Noun vs Pronoun
Noun and pronoun are two of the eight parts of speech. They show differences in their usage. A noun denotes a person, place or a thing. A pronoun on the other hand is used as a substitute for a noun.
A noun has three cases, namely, nominative, objective and possessive. Nominative case deals with the subject whereas objective or accusative case deals with the object. In the case of pronouns, personal pronouns are the ones that are used often. I, you, me and him are some of the examples of personal pronouns.
Nouns look alike when they are used in the nominative and objective cases. Pronouns look different when they are used in the nominative and objective cases. ‘Robert ate a mango’. Here the word ‘mango’ is used in the objective case. ‘A mango falls from the tree’. Here the word ‘a mango’ is used in the nominative case. Hence the forms look alike.

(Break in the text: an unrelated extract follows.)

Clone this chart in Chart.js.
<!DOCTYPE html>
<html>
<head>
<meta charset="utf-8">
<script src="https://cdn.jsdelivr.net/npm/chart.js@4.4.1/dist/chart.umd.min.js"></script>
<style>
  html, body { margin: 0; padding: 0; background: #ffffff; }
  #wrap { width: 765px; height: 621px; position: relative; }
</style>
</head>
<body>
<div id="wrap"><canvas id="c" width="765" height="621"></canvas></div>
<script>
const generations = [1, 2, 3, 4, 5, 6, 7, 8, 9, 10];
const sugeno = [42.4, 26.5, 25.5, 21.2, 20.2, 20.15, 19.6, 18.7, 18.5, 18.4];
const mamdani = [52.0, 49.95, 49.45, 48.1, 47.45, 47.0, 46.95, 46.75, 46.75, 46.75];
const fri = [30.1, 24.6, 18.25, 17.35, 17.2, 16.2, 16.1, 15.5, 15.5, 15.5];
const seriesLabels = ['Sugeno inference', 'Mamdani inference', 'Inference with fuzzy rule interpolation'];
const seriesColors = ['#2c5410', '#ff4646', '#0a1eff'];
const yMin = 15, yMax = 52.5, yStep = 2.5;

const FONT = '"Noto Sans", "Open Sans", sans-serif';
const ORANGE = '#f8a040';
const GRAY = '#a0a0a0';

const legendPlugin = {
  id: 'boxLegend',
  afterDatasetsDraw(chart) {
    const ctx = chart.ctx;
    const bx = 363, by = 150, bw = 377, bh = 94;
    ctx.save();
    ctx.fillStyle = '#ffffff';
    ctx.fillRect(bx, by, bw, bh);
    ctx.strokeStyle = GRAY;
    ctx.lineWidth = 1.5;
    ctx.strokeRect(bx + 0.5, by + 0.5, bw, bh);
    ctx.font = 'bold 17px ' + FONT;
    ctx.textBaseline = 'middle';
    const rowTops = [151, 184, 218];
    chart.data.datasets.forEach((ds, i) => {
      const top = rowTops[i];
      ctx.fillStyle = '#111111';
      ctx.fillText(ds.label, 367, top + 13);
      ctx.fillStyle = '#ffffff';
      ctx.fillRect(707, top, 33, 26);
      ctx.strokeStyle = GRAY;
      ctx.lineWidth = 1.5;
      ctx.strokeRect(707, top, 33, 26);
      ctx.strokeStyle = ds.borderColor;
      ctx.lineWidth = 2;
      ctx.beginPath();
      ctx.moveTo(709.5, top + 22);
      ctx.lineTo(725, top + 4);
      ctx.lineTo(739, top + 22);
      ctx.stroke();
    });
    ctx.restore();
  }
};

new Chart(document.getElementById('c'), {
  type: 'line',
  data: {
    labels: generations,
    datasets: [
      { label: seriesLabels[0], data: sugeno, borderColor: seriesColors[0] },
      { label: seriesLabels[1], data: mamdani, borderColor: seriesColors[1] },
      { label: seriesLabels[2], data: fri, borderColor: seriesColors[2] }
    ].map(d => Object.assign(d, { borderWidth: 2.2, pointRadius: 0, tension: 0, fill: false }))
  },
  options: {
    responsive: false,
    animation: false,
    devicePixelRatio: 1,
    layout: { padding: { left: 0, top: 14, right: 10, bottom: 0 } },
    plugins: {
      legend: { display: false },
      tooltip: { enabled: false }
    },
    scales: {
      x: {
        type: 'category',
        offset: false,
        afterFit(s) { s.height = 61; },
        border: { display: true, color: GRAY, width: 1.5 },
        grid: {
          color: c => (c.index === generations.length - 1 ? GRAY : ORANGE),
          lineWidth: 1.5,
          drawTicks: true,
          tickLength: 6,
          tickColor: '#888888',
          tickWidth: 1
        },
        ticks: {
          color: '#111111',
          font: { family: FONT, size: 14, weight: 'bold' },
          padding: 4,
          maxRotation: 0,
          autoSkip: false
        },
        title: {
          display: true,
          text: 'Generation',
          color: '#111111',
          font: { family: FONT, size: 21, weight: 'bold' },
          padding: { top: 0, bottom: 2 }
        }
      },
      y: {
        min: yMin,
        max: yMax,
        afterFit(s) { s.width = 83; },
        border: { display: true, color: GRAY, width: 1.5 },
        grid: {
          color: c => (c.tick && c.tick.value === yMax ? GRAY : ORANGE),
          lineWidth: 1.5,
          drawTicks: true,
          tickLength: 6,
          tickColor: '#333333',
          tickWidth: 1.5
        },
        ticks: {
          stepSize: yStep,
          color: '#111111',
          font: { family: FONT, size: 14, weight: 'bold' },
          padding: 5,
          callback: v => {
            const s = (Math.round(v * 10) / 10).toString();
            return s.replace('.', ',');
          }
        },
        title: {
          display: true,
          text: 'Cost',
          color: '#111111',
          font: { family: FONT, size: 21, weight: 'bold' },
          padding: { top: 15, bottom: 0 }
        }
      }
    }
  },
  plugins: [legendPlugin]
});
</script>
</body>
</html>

‘I read a book’. In this sentence ‘I’ is used in the nominative case. ‘He beats me’. Here the personal pronoun ‘me’ is used in the objective case. You would find that the personal pronoun ‘I’ has changed into ‘me’ when used in the objective case. Hence the two forms look different. This is a major difference between a noun and a pronoun.
Nouns are divided into various kinds. They include proper nouns, count nouns, non-count nouns, collective nouns, pluralia tantum and compound nouns. ‘New York’ is a proper noun, ‘tables’ is a count noun, ‘a herd’ is a collective noun, ‘scissors’ is pluralia tantum and ‘blackboard’ is a compound noun.
Pronouns on the other hand are divided as demonstrative pronouns, relative pronouns, interrogative pronouns, reflexive pronouns, reciprocal pronouns and indefinite pronouns. ‘This’ and ‘that’ are demonstrative pronouns, ‘who’ is a relative pronoun, ‘which’ is an interrogative pronoun, ‘myself’ is a reflexive pronoun, ‘each other’ is a reciprocal pronoun and ‘anyone’ is an indefinite pronoun.